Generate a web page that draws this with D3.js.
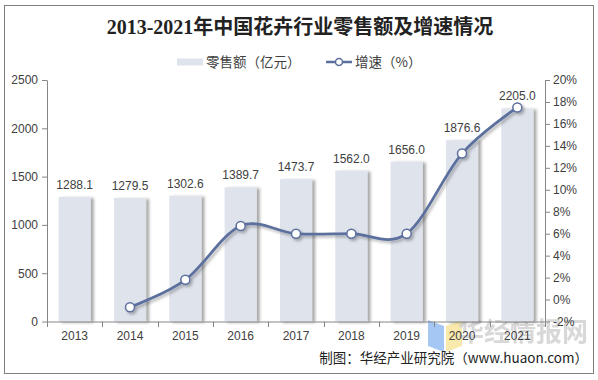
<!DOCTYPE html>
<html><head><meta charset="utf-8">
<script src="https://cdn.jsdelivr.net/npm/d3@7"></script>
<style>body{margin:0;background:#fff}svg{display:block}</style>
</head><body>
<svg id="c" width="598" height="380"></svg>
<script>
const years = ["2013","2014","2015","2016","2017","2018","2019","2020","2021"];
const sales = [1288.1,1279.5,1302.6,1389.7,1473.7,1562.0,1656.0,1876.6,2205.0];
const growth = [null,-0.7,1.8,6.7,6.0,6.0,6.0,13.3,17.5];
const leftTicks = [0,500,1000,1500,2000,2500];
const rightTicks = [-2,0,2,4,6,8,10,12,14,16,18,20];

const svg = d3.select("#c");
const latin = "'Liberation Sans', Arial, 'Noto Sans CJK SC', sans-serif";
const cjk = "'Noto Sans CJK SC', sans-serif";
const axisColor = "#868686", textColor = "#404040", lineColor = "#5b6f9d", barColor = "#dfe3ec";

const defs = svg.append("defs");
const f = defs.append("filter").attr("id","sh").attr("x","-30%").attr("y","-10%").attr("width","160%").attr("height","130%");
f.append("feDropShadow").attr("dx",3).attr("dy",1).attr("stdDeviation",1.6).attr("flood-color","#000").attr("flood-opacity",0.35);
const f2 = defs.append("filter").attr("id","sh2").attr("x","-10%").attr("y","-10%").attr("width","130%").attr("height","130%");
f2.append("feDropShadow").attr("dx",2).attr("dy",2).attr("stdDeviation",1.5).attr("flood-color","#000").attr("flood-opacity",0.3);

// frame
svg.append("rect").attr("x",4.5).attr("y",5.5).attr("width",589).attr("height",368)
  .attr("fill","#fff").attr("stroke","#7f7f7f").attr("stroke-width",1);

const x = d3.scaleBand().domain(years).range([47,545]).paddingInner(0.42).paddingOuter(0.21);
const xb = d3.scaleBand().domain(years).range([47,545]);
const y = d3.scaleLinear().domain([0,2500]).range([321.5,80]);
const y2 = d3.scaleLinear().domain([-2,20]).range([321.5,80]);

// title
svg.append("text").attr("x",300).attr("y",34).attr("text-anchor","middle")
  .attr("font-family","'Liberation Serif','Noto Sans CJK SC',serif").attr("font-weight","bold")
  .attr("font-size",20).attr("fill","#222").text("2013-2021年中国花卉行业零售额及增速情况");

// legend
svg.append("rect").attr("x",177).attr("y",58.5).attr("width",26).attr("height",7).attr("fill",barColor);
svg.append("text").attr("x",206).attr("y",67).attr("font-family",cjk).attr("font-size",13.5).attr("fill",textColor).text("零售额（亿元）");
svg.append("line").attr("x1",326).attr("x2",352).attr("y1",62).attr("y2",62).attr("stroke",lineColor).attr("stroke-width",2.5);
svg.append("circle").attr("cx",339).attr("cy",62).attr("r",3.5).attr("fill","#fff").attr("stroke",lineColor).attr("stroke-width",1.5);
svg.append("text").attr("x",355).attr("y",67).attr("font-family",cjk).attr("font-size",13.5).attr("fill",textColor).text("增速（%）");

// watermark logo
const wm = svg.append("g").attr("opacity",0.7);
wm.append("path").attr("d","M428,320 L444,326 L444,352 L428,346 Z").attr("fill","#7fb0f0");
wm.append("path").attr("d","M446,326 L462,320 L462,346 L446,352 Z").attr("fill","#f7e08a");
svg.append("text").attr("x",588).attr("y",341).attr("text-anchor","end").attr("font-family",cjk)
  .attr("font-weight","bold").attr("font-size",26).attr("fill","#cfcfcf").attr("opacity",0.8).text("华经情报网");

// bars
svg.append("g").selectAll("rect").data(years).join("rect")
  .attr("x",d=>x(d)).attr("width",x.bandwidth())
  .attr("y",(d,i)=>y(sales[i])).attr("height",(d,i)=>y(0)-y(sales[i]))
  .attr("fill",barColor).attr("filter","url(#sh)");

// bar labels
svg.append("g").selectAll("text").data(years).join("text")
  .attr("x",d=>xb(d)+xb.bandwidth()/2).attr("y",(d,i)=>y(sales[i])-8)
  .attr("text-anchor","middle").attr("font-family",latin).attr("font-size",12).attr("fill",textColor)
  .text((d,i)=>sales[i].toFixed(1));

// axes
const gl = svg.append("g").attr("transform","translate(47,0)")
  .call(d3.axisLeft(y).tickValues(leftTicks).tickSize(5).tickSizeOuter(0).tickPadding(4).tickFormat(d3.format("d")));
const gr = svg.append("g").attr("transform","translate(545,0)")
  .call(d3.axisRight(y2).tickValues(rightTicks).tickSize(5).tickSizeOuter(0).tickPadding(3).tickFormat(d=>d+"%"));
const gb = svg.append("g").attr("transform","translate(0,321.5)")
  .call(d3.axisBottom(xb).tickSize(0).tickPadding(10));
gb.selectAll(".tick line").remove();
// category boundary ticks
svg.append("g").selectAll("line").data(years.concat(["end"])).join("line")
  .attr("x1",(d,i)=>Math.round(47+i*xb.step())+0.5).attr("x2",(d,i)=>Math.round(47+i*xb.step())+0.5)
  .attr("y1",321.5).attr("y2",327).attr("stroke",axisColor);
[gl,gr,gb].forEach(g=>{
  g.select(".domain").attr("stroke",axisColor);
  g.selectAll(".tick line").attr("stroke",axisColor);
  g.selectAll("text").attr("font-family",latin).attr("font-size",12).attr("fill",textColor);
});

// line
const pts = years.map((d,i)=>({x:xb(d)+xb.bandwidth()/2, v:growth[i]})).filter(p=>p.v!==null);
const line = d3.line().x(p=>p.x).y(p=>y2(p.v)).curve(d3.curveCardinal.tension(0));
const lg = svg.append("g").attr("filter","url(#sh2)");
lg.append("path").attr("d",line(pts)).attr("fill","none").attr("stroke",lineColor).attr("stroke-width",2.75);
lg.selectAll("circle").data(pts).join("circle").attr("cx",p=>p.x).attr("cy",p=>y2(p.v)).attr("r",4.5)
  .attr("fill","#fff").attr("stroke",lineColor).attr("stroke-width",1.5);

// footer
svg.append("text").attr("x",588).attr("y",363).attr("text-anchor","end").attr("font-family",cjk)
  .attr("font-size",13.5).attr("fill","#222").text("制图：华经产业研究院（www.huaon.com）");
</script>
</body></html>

+++

▸ Given task:
Emit the lines of the material exactly, from its first line to the line containing "const rightTicks = [-2,0,2,4,6,8,10,12,14,16,18,20];", inclusive; leave every picture out.

▸ The solution:
Generate a web page that draws this with D3.js.
<!DOCTYPE html>
<html><head><meta charset="utf-8">
<script src="https://cdn.jsdelivr.net/npm/d3@7"></script>
<style>body{margin:0;background:#fff}svg{display:block}</style>
</head><body>
<svg id="c" width="598" height="380"></svg>
<script>
const years = ["2013","2014","2015","2016","2017","2018","2019","2020","2021"];
const sales = [1288.1,1279.5,1302.6,1389.7,1473.7,1562.0,1656.0,1876.6,2205.0];
const growth = [null,-0.7,1.8,6.7,6.0,6.0,6.0,13.3,17.5];
const leftTicks = [0,500,1000,1500,2000,2500];
const rightTicks = [-2,0,2,4,6,8,10,12,14,16,18,20];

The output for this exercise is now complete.